- Published on
Super-fun Certificate Surprise
- Author
-
-
- Name
- owls
- Mastodon
- @owls@yshi.org
-
The team wanted to move the hostname for a static site on GitHub Pages over to being an app on AWS. We ran into a problem with AWS Certificate Manager: it didn't want to issue any certificates!
To set the stage, the initial state1 was basically:
my-cool-site.yshi.org CNAME yshi.github.io
This was all well and good: GitHub manages the certificates for Pages sites, so nobody gave it any thought.
Then, we turned this into a full-blown app. It needed an AWS Edge-optimized API Endpoint™, which is just CloudFront wearing a nice sport coat. This requires asking ACM to give us a certificate in us-east-1
, and we did that, just like normal.
Except this was not normal: our "normal" is issuing certs for hostnames that don't exist yet. It's typically a clean slate. And that mattered here.
But, we submitted the AWS-equivilent of a certificate signing request (CSR), and ACM told us to create some records. DNS was meant to look like this:
my-cool-site.yshi.org CNAME yshi.github.io
_blablabla.my-cool-site.yshi.org CNAME vomit-long-string.aws.internal
I'm not entirely sure why ACM relies on CNAMEs for this instead of a TXT record. Maybe that value actually resolves to something if you're an AWS service, and they check that way? It's always seemed weird to me because the ACME DNS-01 challenge uses TXT records.
But: some paperwork mishaps occurred. What ended up in DNS was wrong. It ended up looking like this:
my-cool-site.yshi.org CNAME yshi.github.io
_blablabla.my-cool-site.yshi.org CNAME yshi.github.io
Not long after, we noticed AWS marked the CSR as failed. We noticed the bad value and asked the hostmaster to remove it. We did that and got a new CNAME target for a new CSR. DNS was then correctly configured thusly:
my-cool-site.yshi.org CNAME yshi.github.io
_blablabla.my-cool-site.yshi.org CNAME vomit-long-string2.aws.internal
But the CSR was marked as failed again. I didn't think ACM respected the TTL, but that seemed like a reasonable explanation? Nothing on the page jumped out at me as a problem, so we deleted the _blablabla.my-cool-site.yshi.org
record and sat around doing nothing for the duration of the TTL -- in this case, four hours.

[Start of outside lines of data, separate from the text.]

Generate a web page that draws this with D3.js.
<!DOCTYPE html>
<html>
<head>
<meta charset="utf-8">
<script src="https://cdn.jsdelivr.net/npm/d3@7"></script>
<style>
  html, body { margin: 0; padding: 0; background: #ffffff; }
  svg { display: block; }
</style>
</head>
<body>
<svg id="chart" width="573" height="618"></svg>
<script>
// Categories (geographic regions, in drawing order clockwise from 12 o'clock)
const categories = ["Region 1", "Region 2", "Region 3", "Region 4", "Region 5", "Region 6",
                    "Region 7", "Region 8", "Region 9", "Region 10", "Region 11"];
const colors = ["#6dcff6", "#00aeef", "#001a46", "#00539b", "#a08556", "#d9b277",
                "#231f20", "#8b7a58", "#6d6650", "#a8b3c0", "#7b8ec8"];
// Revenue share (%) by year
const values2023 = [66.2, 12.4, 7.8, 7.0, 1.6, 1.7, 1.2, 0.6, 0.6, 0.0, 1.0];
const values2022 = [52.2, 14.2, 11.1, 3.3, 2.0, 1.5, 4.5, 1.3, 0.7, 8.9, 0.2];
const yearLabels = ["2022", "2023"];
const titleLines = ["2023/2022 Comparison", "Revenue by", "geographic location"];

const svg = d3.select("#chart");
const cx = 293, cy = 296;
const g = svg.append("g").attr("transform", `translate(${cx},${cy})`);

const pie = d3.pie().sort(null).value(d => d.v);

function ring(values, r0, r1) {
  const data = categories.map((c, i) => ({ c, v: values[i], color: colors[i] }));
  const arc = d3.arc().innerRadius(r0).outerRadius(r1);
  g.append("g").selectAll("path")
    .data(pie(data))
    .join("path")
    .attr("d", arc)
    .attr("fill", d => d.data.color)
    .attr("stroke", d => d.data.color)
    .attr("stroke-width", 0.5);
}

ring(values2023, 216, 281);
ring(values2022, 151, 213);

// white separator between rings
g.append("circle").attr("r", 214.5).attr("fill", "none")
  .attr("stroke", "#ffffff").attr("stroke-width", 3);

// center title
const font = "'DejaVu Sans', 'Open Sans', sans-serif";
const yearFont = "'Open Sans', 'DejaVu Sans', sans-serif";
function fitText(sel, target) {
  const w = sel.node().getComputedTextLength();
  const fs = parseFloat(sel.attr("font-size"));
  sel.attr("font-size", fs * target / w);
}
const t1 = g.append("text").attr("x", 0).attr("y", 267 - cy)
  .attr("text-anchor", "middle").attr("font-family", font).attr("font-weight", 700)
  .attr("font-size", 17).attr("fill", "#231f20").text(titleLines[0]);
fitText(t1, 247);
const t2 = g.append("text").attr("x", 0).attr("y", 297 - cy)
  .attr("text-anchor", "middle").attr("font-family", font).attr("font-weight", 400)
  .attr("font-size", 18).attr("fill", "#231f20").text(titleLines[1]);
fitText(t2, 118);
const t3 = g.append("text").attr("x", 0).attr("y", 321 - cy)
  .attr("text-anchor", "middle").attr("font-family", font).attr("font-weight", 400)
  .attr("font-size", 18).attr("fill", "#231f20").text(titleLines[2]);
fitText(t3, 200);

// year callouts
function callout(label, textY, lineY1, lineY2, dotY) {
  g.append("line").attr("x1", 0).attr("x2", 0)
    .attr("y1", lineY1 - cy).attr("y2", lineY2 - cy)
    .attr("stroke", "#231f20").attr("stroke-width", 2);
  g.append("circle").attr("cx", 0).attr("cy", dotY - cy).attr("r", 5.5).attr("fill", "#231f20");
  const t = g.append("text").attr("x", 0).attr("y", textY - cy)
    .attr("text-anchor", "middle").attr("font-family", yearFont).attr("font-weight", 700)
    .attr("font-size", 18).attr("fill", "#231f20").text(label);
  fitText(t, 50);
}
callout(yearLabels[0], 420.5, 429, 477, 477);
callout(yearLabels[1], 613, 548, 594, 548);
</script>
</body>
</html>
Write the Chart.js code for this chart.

After a lot of coffee, we did a new CSR, re-made the _blablabla.my-cool-site.yshi.org
record, and got an immediate failure.
CNAMEs & CAAs
That was weird and I no longer had an easy explanation. I started nosing around the console a bit more.
Hidden away in a tooltip, the ACM console does give you an error message:
The CAA record is used to tell certificate issuers who should be allowed to issue certificates for the domain. They're supposed to check that and refuse if they aren't in the list of approved issuers.
This was confusing to me: there's no CAA record for yshi.org
2?], and we've used ACM for certificate for hundreds of hostnames on this domain.
I started googling and pretty quickly found an answer. The certificate is for _blablabla.my-cool-site.yshi.org
, which was still a CNAME pointed to github.io
.
Finding the CAA record works by recursively checking the tree until you find a CAA record, or run out of parents. So typically, it works like this:
- CAA for my-cool-site.yshi.org => Not Found
- CAA for yshi.org => Not Found
- CAA for org => Not Found
- No CAA, anyone can issue!
But, this uses DNS to resolve, and it followed the CNAME to yshi.github.io. What happened is:
- CAA for my-cool-site.yshi.org => Ope, this is a CNAME to yshi.github.io
- CAA for yshi.github.io => Not Found
- CAA for github.io => Found!
Thus, AWS was checking the list of issuers in GitHub's CAA record. They were not present, so they refused to issue.
Once we understood the problem, we removed the my-cool-site.yshi.org
CNAME and submitted one more CSR. This time, everything worked as expected.
Short Conclusion for Search Indexes
Certificate will follow CNAMEs and check the target's CAA record. This might cause a CAA error.